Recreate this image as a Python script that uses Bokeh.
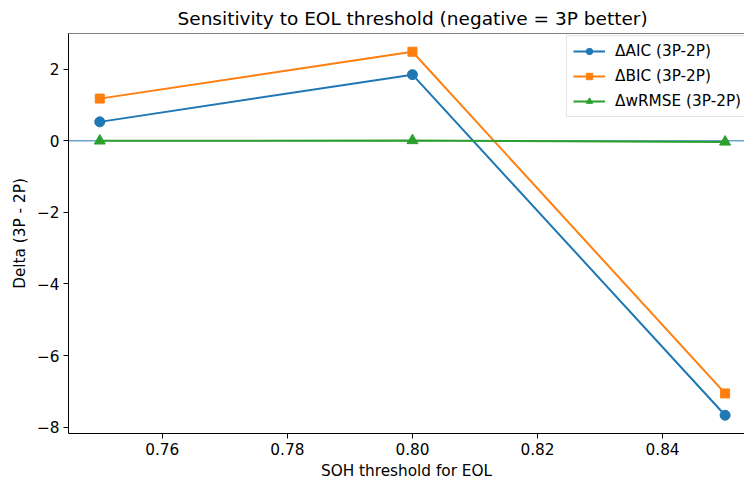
from bokeh.plotting import figure
from bokeh.models import (Range1d, FixedTicker, CustomJSTickFormatter, Span, Legend, LegendItem)
from bokeh.embed import file_html
from bokeh.resources import INLINE

# ---- data ----
soh_threshold = [0.75, 0.80, 0.85]
delta_aic = [0.53, 1.85, -7.67]
delta_bic = [1.18, 2.49, -7.06]
delta_wrmse = [0.0, 0.01, -0.03]

x_ticks = [0.76, 0.78, 0.80, 0.82, 0.84]
y_ticks = [-8, -6, -4, -2, 0, 2]

title_text = "Sensitivity to EOL threshold (negative = 3P better)"
x_label = "SOH threshold for EOL"
y_label = "Delta (3P - 2P)"
names = ["\u0394AIC (3P-2P)", "\u0394BIC (3P-2P)", "\u0394wRMSE (3P-2P)"]
colors = ["#1f77b4", "#ff7f0e", "#2ca02c"]

FONT = "DejaVu Sans"
FS = "15.3px"

p = figure(width=744, height=482, output_backend="svg", toolbar_location=None,
           x_range=Range1d(0.745, 0.8531), y_range=Range1d(-8.18, 3.0),
           min_border_left=68, min_border_right=0, min_border_top=0, min_border_bottom=49)

p.title.text = title_text
p.title.text_font = FONT
p.title.text_font_size = "18.5px"
p.title.text_font_style = "normal"
p.title.align = "left"
p.title.offset = 109
p.title.standoff = 10
p.title.text_color = "black"

p.grid.visible = False
p.outline_line_color = None
p.background_fill_color = "white"
p.border_fill_color = "white"

for ax in (p.xaxis[0], p.yaxis[0]):
    ax.major_tick_in = 0
    ax.major_tick_out = 5
    ax.minor_tick_line_color = None
    ax.major_label_text_font = FONT
    ax.major_label_text_font_size = FS
    ax.major_label_text_color = "black"
    ax.axis_label_text_font = FONT
    ax.axis_label_text_font_size = FS
    ax.axis_label_text_font_style = "normal"
    ax.axis_label_text_color = "black"
    ax.axis_line_color = "black"
    ax.major_tick_line_color = "black"
    ax.major_label_standoff = 4

p.xaxis[0].ticker = FixedTicker(ticks=x_ticks)
p.xaxis[0].formatter = CustomJSTickFormatter(code="return tick.toFixed(2);")
p.xaxis[0].axis_label = x_label
p.xaxis[0].axis_label_standoff = 4

p.yaxis[0].ticker = FixedTicker(ticks=y_ticks)
p.yaxis[0].formatter = CustomJSTickFormatter(code="return tick.toFixed(0).replace('-', '\u2212');")
p.yaxis[0].axis_label = y_label
p.yaxis[0].axis_label_standoff = 5

# top spine
p.add_layout(Span(location=3.0, dimension="width", line_color="black", line_width=1))
# zero line
p.add_layout(Span(location=0, dimension="width", line_color="#1f77b4", line_width=1, level="underlay"))

items = []
series = [delta_aic, delta_bic, delta_wrmse]
markers = ["circle", "square", "triangle"]
sizes = [10, 9, 11]
for ys, c, m, s, n in zip(series, colors, markers, sizes, names):
    r1 = p.line(soh_threshold, ys, line_color=c, line_width=2)
    r2 = p.scatter(soh_threshold, ys, marker=m, size=s, fill_color=c, line_color=c)
    items.append(LegendItem(label=n, renderers=[r1, r2]))

legend = Legend(items=items, location=(498, 316))
legend.label_text_font = FONT
legend.label_text_font_size = FS
legend.label_text_color = "black"
legend.glyph_width = 32
legend.glyph_height = 16
legend.label_height = 16
legend.label_standoff = 10
legend.spacing = 7
legend.padding = 6
legend.margin = 0
legend.border_line_color = "#cccccc"
legend.border_line_width = 1
legend.background_fill_alpha = 0.8
p.add_layout(legend)

open("out.html", "w").write(file_html(p, INLINE))
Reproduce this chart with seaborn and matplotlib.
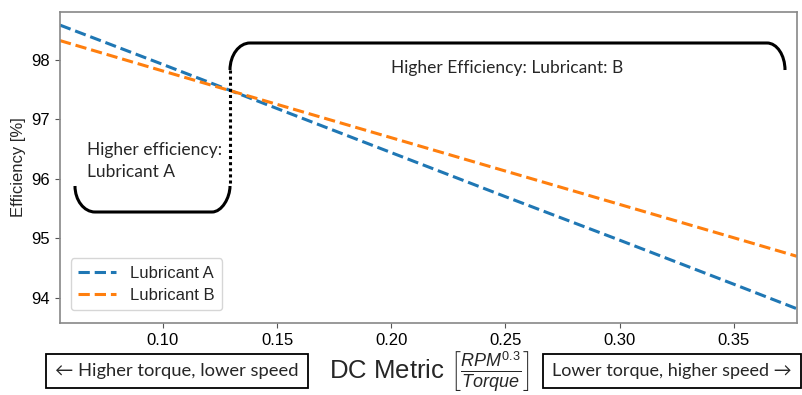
import numpy as np
import pandas as pd
import matplotlib
matplotlib.use("Agg")
import matplotlib.pyplot as plt
from matplotlib.path import Path
from matplotlib.patches import PathPatch
import seaborn as sns

# ---- data ----
dc_metric = [0.055, 0.10, 0.15, 0.20, 0.25, 0.30, 0.35, 0.3775]
eff_a = [98.58, 97.92, 97.18, 96.44, 95.70, 94.97, 94.23, 93.82]
eff_b = [98.32, 97.81, 97.25, 96.69, 96.13, 95.57, 95.01, 94.70]
series_names = ["Lubricant A", "Lubricant B"]
x_ticks = [0.10, 0.15, 0.20, 0.25, 0.30, 0.35]
y_ticks = [94, 95, 96, 97, 98]

df = pd.DataFrame({
    "DC": dc_metric * 2,
    "Efficiency": eff_a + eff_b,
    "Lubricant": [series_names[0]] * len(dc_metric) + [series_names[1]] * len(dc_metric),
})

sns.set_style("ticks")
plt.rcParams["font.family"] = ["Liberation Sans", "DejaVu Sans"]
plt.rcParams["mathtext.fontset"] = "custom"
plt.rcParams["mathtext.rm"] = "Liberation Sans"
plt.rcParams["mathtext.it"] = "Liberation Sans:italic"
plt.rcParams["mathtext.bf"] = "Liberation Sans:bold"

W, H = 803, 395
fig = plt.figure(figsize=(W / 100, H / 100), dpi=100)
ax = fig.add_axes([60 / W, 1 - 323 / H, 737 / W, 311 / H])

sns.lineplot(data=df, x="DC", y="Efficiency", hue="Lubricant",
             palette=["#1f77b4", "#ff7f0e"], ax=ax, linewidth=2.2)
for ln in ax.get_lines():
    ln.set_linestyle((0, (3.7, 1.6)))

ax.set_xlim(0.055, 0.3776)
ax.set_ylim(93.58, 98.80)
ax.set_xticks(x_ticks)
ax.set_xticklabels([f"{v:.2f}" for v in x_ticks], fontsize=12)
ax.set_yticks(y_ticks)
ax.set_yticklabels([str(v) for v in y_ticks], fontsize=12)
ax.tick_params(colors="black", color="#555555", length=3.5, width=0.8)
for s in ax.spines.values():
    s.set_color("#888888")
    s.set_linewidth(1.2)

ax.set_ylabel("Efficiency [%]", fontsize=12, labelpad=4)
ax.set_xlabel("")

leg = ax.legend(loc="lower left", fontsize=12, frameon=True, handlelength=2.3,
                borderpad=0.45, labelspacing=0.4, bbox_to_anchor=(0.003, 0.015))
leg.get_frame().set_edgecolor("#cccccc")
for h in leg.get_lines():
    h.set_linestyle((0, (3.7, 1.6)))
    h.set_linewidth(2.2)

# ---- annotation shapes, positioned in figure pixels ----
def p(x, y):
    return (x / W, 1 - y / H)

tr = fig.transFigure
k = 0.55  # bezier handle ratio
codes = [Path.MOVETO, Path.CURVE4, Path.CURVE4, Path.CURVE4,
         Path.LINETO, Path.CURVE4, Path.CURVE4, Path.CURVE4]

# left bracket
lb = [p(75, 186), p(75, 186 + 26 * k), p(95 - 20 * k, 212), p(95, 212),
      p(212, 212), p(212 + 18 * k, 212), p(230, 212 - 26 * k), p(230, 186)]
fig.add_artist(PathPatch(Path(lb, codes), transform=tr, fill=False,
                         edgecolor="black", linewidth=2.2))

# right bracket
rb = [p(230, 70), p(230, 70 - 27 * k), p(250 - 20 * k, 43), p(250, 43),
      p(767, 43), p(767 + 18 * k, 43), p(785, 70 - 27 * k), p(785, 70)]
fig.add_artist(PathPatch(Path(rb, codes), transform=tr, fill=False,
                         edgecolor="black", linewidth=2.2))

# dotted divider
fig.add_artist(plt.Line2D([230 / W, 230 / W], [1 - 70 / H, 1 - 186 / H],
                          transform=tr, color="black", linewidth=2.2,
                          linestyle=(0, (1, 1))))

txt_font = ["Lato", "DejaVu Sans"]
fig.text(87 / W, 1 - 161 / H, "Higher efficiency:\nLubricant A", fontsize=12.5,
         family=txt_font, va="center", ha="left", linespacing=1.45)
fig.text(p(507, 0)[0], 1 - 68 / H, "Higher Efficiency: Lubricant: B", fontsize=12.5,
         family=txt_font, va="center", ha="center")

# x label and bottom boxes
fig.text(430 / W, 1 - 371 / H,
         r"DC Metric $\left[\frac{RPM^{0.3}}{Torque}\right]$",
         fontsize=18.5, ha="center", va="center")
box = dict(boxstyle="square,pad=0.5", facecolor="white", edgecolor="black", linewidth=1.3)
fig.text(177 / W, 1 - 371 / H, "\u2190 Higher torque, lower speed", fontsize=13.2,
         family=txt_font, ha="center", va="center", bbox=box)
fig.text(672 / W, 1 - 371 / H, "Lower torque, higher speed \u2192", fontsize=13,
         family=txt_font, ha="center", va="center", bbox=box)

fig.savefig("out.png", dpi=100)
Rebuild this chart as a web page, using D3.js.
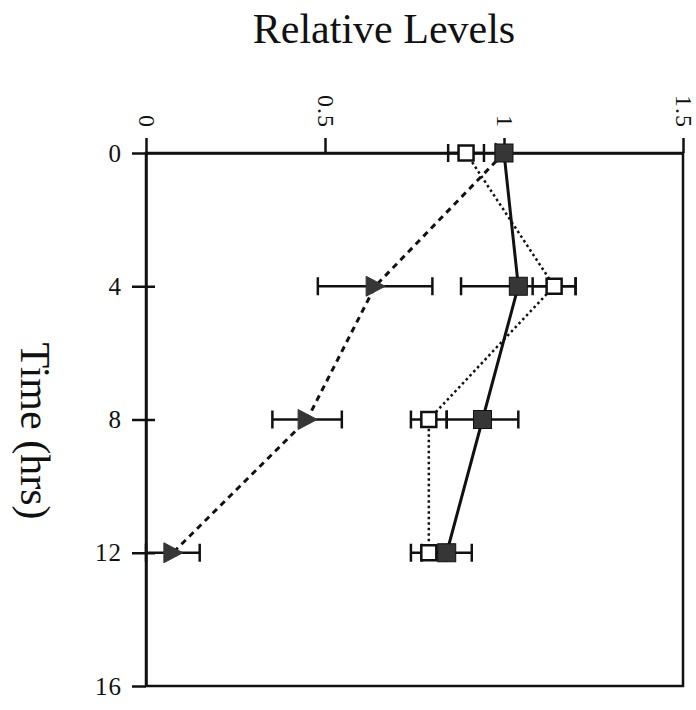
<!DOCTYPE html>
<html>
<head>
<meta charset="utf-8">
<script src="https://cdn.jsdelivr.net/npm/d3@7"></script>
<style>
  html, body { margin: 0; padding: 0; background: #fff; }
  svg { display: block; }
  text { font-family: "Liberation Serif", "Times New Roman", serif; fill: #111; }
</style>
</head>
<body>
<svg id="chart" width="696" height="710"></svg>
<script>
// Sampling times (hrs)
const times = [0, 4, 8, 12];

// Filled squares, solid line
const filledVals = [1.0, 1.04, 0.94, 0.84];
const filledErr  = [0.02, 0.16, 0.10, 0.07];

// Open squares, dotted line
const openVals = [0.894, 1.14, 0.79, 0.79];
const openErr  = [0.05, 0.06, 0.05, 0.05];

// Filled triangles, dashed line
const triVals = [1.0, 0.64, 0.45, 0.075];
const triErr  = [0.0, 0.16, 0.097, 0.075];

// Axis ticks
const levelTicks = [0, 0.5, 1, 1.5];
const levelLabels = ["0", "0.5", "1", "1.5"];
const timeTicks = [0, 4, 8, 12, 16];
const timeLabels = ["0", "4", "8", "12", "16"];

const svg = d3.select("#chart");
const ink = "#111";
const fillDark = "#363636";
const serif = "Liberation Serif, Times New Roman, serif";

const x = d3.scaleLinear().domain([0, 1.5]).range([146, 683]);
const y = d3.scaleLinear().domain([0, 16]).range([153, 686]);

// Titles
svg.append("text")
  .attr("x", 384).attr("y", 43)
  .attr("text-anchor", "middle")
  .attr("font-size", 42)
  .text("Relative Levels");

svg.append("text")
  .attr("transform", "translate(21,431) rotate(90)")
  .attr("text-anchor", "middle")
  .attr("font-size", 42)
  .text("Time (hrs)");

// Plot frame
svg.append("rect")
  .attr("x", x(0)).attr("y", y(0))
  .attr("width", x(1.5) - x(0)).attr("height", y(16) - y(0))
  .attr("fill", "none").attr("stroke", ink).attr("stroke-width", 2.5);

// Top axis: relative levels
const topAxis = svg.append("g")
  .attr("transform", `translate(0,${y(0)})`)
  .call(d3.axisTop(x).tickValues(levelTicks)
    .tickFormat((d, i) => levelLabels[i])
    .tickSize(15).tickSizeOuter(0));
topAxis.select(".domain").attr("stroke", ink).attr("stroke-width", 2.5);
topAxis.selectAll(".tick line").attr("stroke", ink).attr("stroke-width", 2.5);
topAxis.selectAll(".tick text")
  .attr("x", 0).attr("y", 0).attr("dy", "0.33em")
  .attr("text-anchor", "end")
  .attr("transform", "translate(0,-25) rotate(90)")
  .attr("font-size", 24)
  .attr("letter-spacing", 1)
  .attr("font-family", serif)
  .attr("fill", ink);

// Left axis: time
const leftAxis = svg.append("g")
  .attr("transform", `translate(${x(0)},0)`)
  .call(d3.axisLeft(y).tickValues(timeTicks)
    .tickFormat((d, i) => timeLabels[i])
    .tickSize(14).tickPadding(10).tickSizeOuter(0));
leftAxis.select(".domain").attr("stroke", ink).attr("stroke-width", 2.5);
leftAxis.selectAll(".tick line")
  .attr("stroke", ink).attr("stroke-width", 2.5)
  .attr("x1", d => (d > 0 && d < 16) ? 9 : 0);
leftAxis.selectAll(".tick text")
  .attr("font-size", 25)
  .attr("letter-spacing", 1)
  .attr("font-family", serif)
  .attr("fill", ink);

// Series definitions
const series = [
  { vals: triVals, err: triErr, dash: "6,5", width: 3, marker: "tri" },
  { vals: filledVals, err: filledErr, dash: null, width: 3, marker: "filled" },
  { vals: openVals, err: openErr, dash: "2.5,3", width: 2.5, marker: "open" }
];

const line = d3.line().x(d => x(d.v)).y(d => y(d.t));

// Connecting lines
series.forEach(s => {
  const pts = times.map((t, i) => ({ t, v: s.vals[i] }));
  svg.append("path")
    .datum(pts)
    .attr("d", line)
    .attr("fill", "none")
    .attr("stroke", ink)
    .attr("stroke-width", s.width)
    .attr("stroke-dasharray", s.dash);
});

// Error bars
const capHalf = 9;
series.forEach(s => {
  const g = svg.append("g").attr("stroke", ink).attr("stroke-width", 2.5);
  times.forEach((t, i) => {
    const e = s.err[i];
    if (e <= 0) return;
    const lo = s.vals[i] - e, hi = s.vals[i] + e;
    g.append("line").attr("x1", x(lo)).attr("x2", x(hi)).attr("y1", y(t)).attr("y2", y(t));
    [lo, hi].forEach(v => {
      g.append("line").attr("x1", x(v)).attr("x2", x(v))
        .attr("y1", y(t) - capHalf).attr("y2", y(t) + capHalf);
    });
  });
});

// Markers
series.forEach(s => {
  const g = svg.append("g");
  times.forEach((t, i) => {
    const cx = x(s.vals[i]), cy = y(t);
    if (s.marker === "tri") {
      g.append("path")
        .attr("d", `M${cx - 9},${cy - 10}L${cx + 10},${cy}L${cx - 9},${cy + 10}Z`)
        .attr("fill", fillDark).attr("stroke", fillDark).attr("stroke-width", 1);
    } else if (s.marker === "filled") {
      g.append("rect")
        .attr("x", cx - 9).attr("y", cy - 9).attr("width", 18).attr("height", 18)
        .attr("fill", fillDark).attr("stroke", ink).attr("stroke-width", 1);
    } else {
      g.append("rect")
        .attr("x", cx - 7.5).attr("y", cy - 7.5).attr("width", 15).attr("height", 15)
        .attr("fill", "#fff").attr("stroke", ink).attr("stroke-width", 2.5);
    }
  });
});
</script>
</body>
</html>
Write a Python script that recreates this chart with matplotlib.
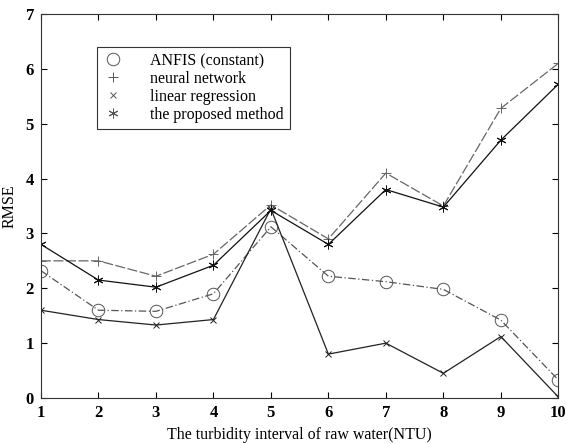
import matplotlib
matplotlib.use("Agg")
import matplotlib.pyplot as plt
from matplotlib.lines import Line2D

intervals = [1, 2, 3, 4, 5, 6, 7, 8, 9, 10]
anfis = [2.32, 1.60, 1.58, 1.90, 3.12, 2.22, 2.12, 1.98, 1.42, 0.33]
neural = [2.50, 2.50, 2.22, 2.62, 3.52, 2.90, 4.10, 3.50, 5.28, 6.10]
linreg = [1.60, 1.43, 1.33, 1.43, 3.45, 0.80, 1.00, 0.45, 1.12, 0.02]
proposed = [2.80, 2.15, 2.02, 2.42, 3.42, 2.80, 3.80, 3.48, 4.70, 5.72]
labels = ["ANFIS (constant)", "neural network", "linear regression", "the proposed method"]

plt.rcParams["font.family"] = ["Liberation Serif", "DejaVu Serif"]

fig = plt.figure(figsize=(5.66, 4.44), dpi=100)
ax = fig.add_axes([0.0724, 0.1036, 0.9140, 0.8649])

series = [
    (anfis, "o", 9, "#555555", (0, (6, 2, 1, 2))),
    (neural, "+", 7, "#666666", (0, (8, 2))),
    (linreg, "x", 4, "#222222", "-"),
    (proposed, (6, 2, 0), 7, "#111111", "-"),
]

for vals, mk, ms, col, ls in series:
    ax.plot(intervals, vals, color=col, lw=0.9, ls=ls, marker=mk, ms=ms,
            mfc="none", mec=col, mew=0.7)

handles = [Line2D([], [], ls="none", marker=mk, ms=ms, mfc="none", mec="#555555", mew=0.7)
           for _, mk, ms, _, _ in series]
leg = ax.legend(handles, labels, loc="upper left", bbox_to_anchor=(0.108, 0.915),
                frameon=True, fancybox=False, fontsize=11.5, handlelength=1.2,
                handletextpad=1.7, labelspacing=0.12, borderpad=0.4, borderaxespad=0)
leg.get_frame().set_edgecolor("black")
leg.get_frame().set_linewidth(0.8)

ax.set_xlim(1, 10)
ax.set_ylim(0, 7)
ax.set_xticks(intervals)
ax.set_yticks(range(8))
ax.tick_params(direction="in", top=True, right=True, length=4, labelsize=12, pad=5)
for lbl in ax.get_xticklabels() + ax.get_yticklabels():
    lbl.set_fontweight("bold")
for s in ax.spines.values():
    s.set_linewidth(0.8)
    s.set_color("#333333")

ax.set_xlabel("The turbidity interval of raw water(NTU)", fontsize=11.5, labelpad=4)
ax.set_ylabel("RMSE", fontsize=11.5, labelpad=6)

fig.savefig("out.png", dpi=100)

------------------------------------------------------------------------

» Problem to work on
Return the lines exactly as they stand, from the start of the entries through the line holding "from bokeh.resources import INLINE"; omit the pictures.

» Exercise answer
Recreate this image as a Python script that uses Bokeh.
from bokeh.plotting import figure
from bokeh.models import (Range1d, FixedTicker, CustomJSTickFormatter, Span, Legend, LegendItem)
from bokeh.embed import file_html
from bokeh.resources import INLINE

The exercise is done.